Il n’empêche que cette indignation, réelle ou « augmentée », est révélatrice de la « gouvernance » compassionnelle qu'est devenue celle de nos pays occidentaux et à laquelle nous sommes accoutumés. Gouverner, c’est prévoir, disions-nous, mais gouverner, c’est aussi s’associer à la douleur du peuple que l’on dirige. Et le gouvernement « populiste », semble-t-il, en ce domaine n’a rien à se reprocher. Salvini a tweeté régulièrement - puisque c’est la nouvelle façon de faire, aujourd’hui – au fur et à mesure que les informations remontaient à son administration.

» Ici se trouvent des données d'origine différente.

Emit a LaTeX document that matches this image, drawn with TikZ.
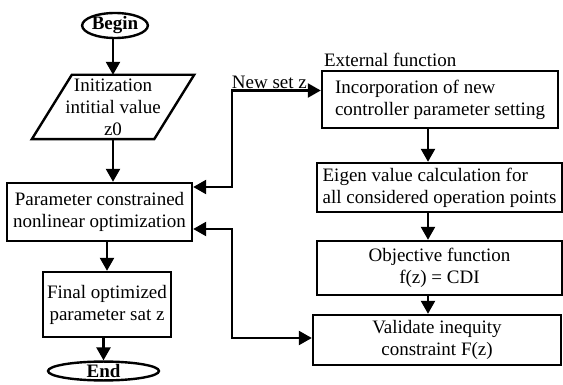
\documentclass[tikz,border=0pt]{standalone}
\usepackage{fontspec}
\setmainfont{Liberation Serif}
\usetikzlibrary{shapes.geometric,arrows.meta,calc}
\begin{document}
\begin{tikzpicture}[x=1pt,y=-1pt,
  every node/.style={font=\fontsize{19}{22}\selectfont},
  box/.style={draw,line width=2.4pt,rectangle,inner sep=2pt,align=center},
  term/.style={draw,line width=2.4pt,ellipse,inner sep=0pt,font=\fontsize{19}{22}\selectfont\bfseries},
  tip/.tip={Triangle[length=13pt,width=14pt]},
  arr/.style={line width=2.4pt,-tip},
  darr/.style={line width=2.4pt,tip-tip}]
\useasboundingbox (0,0) rectangle (563,385);

% left column
\node[term,minimum width=65pt,minimum height=25pt] (begin) at (115,25.5) {Begin};
\node[align=center,inner sep=0pt,minimum width=122pt,minimum height=64pt] (init) at (113,107)
  {Initization\\intitial value\\z0};
\draw[line width=2.4pt,line join=miter] ([xshift=20pt]init.north west) -- ([xshift=20pt]init.north east)
  -- ([xshift=-20pt]init.south east) -- ([xshift=-20pt]init.south west) -- cycle;
\node[box,minimum width=185pt,minimum height=58pt] (param) at (99.5,212)
  {Parameter constrained\\nonlinear optimization};
\node[box,minimum width=128pt,minimum height=65pt] (final) at (107,304.5)
  {Final optimized\\parameter sat z};
\node[term,minimum width=111pt,minimum height=18pt] (end) at (103.5,371) {End};

% external function column
\node[box,align=left,minimum width=236pt,minimum height=57pt] (incorp) at (440,99.5)
  {Incorporation of new\\controller parameter setting};
\node[anchor=south west,inner sep=2pt] (extlbl) at ([xshift=1pt,yshift=1pt]incorp.north west) {External function};
\node[box,align=left,minimum width=245pt,minimum height=49pt] (eigen) at (439.5,187.5)
  {Eigen value calculation for\\all considered operation points};
\node[box,minimum width=245pt,minimum height=54pt] (objf) at (439.5,268)
  {Objective function\\f(z) = CDI};
\node[box,minimum width=248pt,minimum height=50pt] (valid) at (437,340)
  {Validate inequity\\constraint F(z)};

% main flow
\draw[arr] (init.north |- begin.south) -- (init.north);
\draw[arr] (init.south) -- (init.south |- param.north);
\draw[arr] (final.north |- param.south) -- (final.north);
\draw[arr] (end.north |- final.south) -- (end.north);

\coordinate (xa) at ([xshift=-12pt]incorp.south);
\draw[arr] (xa) -- (xa |- eigen.north);
\draw[arr] (xa |- eigen.south) -- (xa |- objf.north);
\draw[arr] (xa |- objf.south) -- (xa |- valid.north);

% links between optimizer and external function
\coordinate (j1) at (232,0);
\coordinate (pa) at ([yshift=25pt]param.east);
\coordinate (pb) at ([yshift=-17pt]param.east);
\coordinate (ia) at ([yshift=9pt]incorp.west);
\coordinate (va) at ([yshift=2pt]valid.west);
\draw[darr] (pa) -| (j1 |- ia) -- (ia);
\draw[darr] (pb) -| (j1 |- va) -- (va);
\node[anchor=east,inner sep=1pt] (newz) at (308,82) {New set z};
\end{tikzpicture}
\end{document}
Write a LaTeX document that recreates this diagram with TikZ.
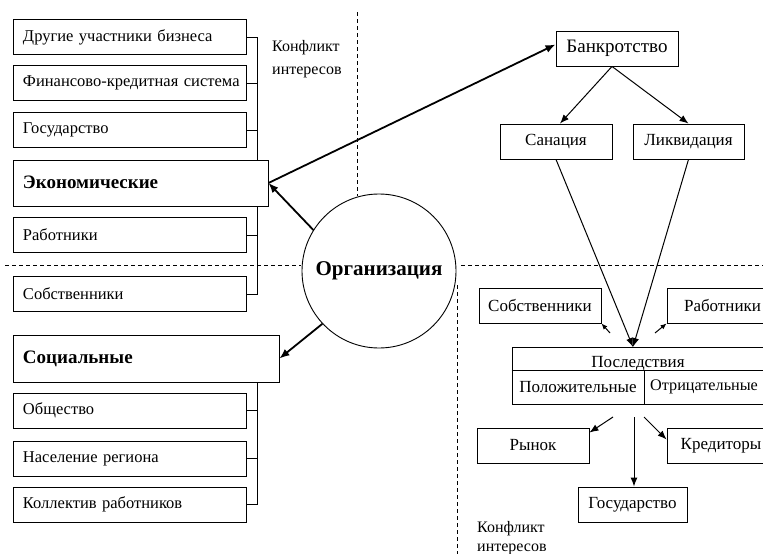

Gouverner, c’est aussi agir dans l’urgence et, là aussi, le gouvernement Conte fait le job, est dans l’action. Comme l’aurait fait n’importe quel autre gouvernement qui peut s’appuyer sur son administration. Étonnant, non ? Action dans l’urgence : opérations de sauvetage mais aussi, parce que la vie continue et que l’intérêt général commande, recherche de solutions pour rétablir au plus vite le trafic routier dans cette région de fort passage, levée de fonds, etc.
Là où l’on sort de la gouvernance compassionnelle, c’est lorsque Salvini évoque la question délicate des responsabilités quand le président Matarella, lui, parfait représentant de la moribonde démocratie chrétienne, se contente d’évoquer "un drame effrayant et absurde". La faute à pas de chance, en d'autres termes. La gouvernance compassionnelle se caractérise, en effet, par sa haute compétence à commenter les drames. Ils auraient pu faire journalistes et, finalement, ils ont fait politiciens. En France, durant cinq ans, nous avons eu un orfèvre en la matière. "Absurde" ? Si le tweet de Salvini était indécent, que signifie alors ce qualificatif cache-sexe d’"absurde" ? "Contraire à la raison", nous dit le dictionnaire. Et Salvini, certes, sans attendre, sans respecter les convenables convenances du deuil, lui, aborde d'emblée le cœur du sujet : cet accident a des raisons. Et qui dit raisons dit responsabilités et donc responsables. Alors, démagogie lorsque Salvini promet que les responsables vont "payer, payer tout et payer cher" ?
Il est vrai que la gouvernance compassionnelle s’accompagne aussi de la dilution des responsabilités. Responsable pas coupable, disait-on naguère et, parfois, même pas de responsable et encore moins de coupable ! Un exemple, moins dramatique, en France, celui du traitement absurde de la solde des militaires. Jean-Yves Le Drian avait voulu des têtes en 2014 et, finalement, avait dû y renoncer. On ne peut pas poursuivre l’absurdité… Alors, Salvini pointe de son doigt mal élevé les possibles responsables : la société concessionnaire de l’autoroute et - transgression suprême – l’Union européenne et ses contraintes budgétaires qui empêchent "de dépenser de l’argent pour sécuriser les écoles où vont nos enfants ou les autoroutes sur lesquelles voyagent nos travailleurs…" Démagogique ? Peut-être. Absurde ? Pas plus que la catastrophe.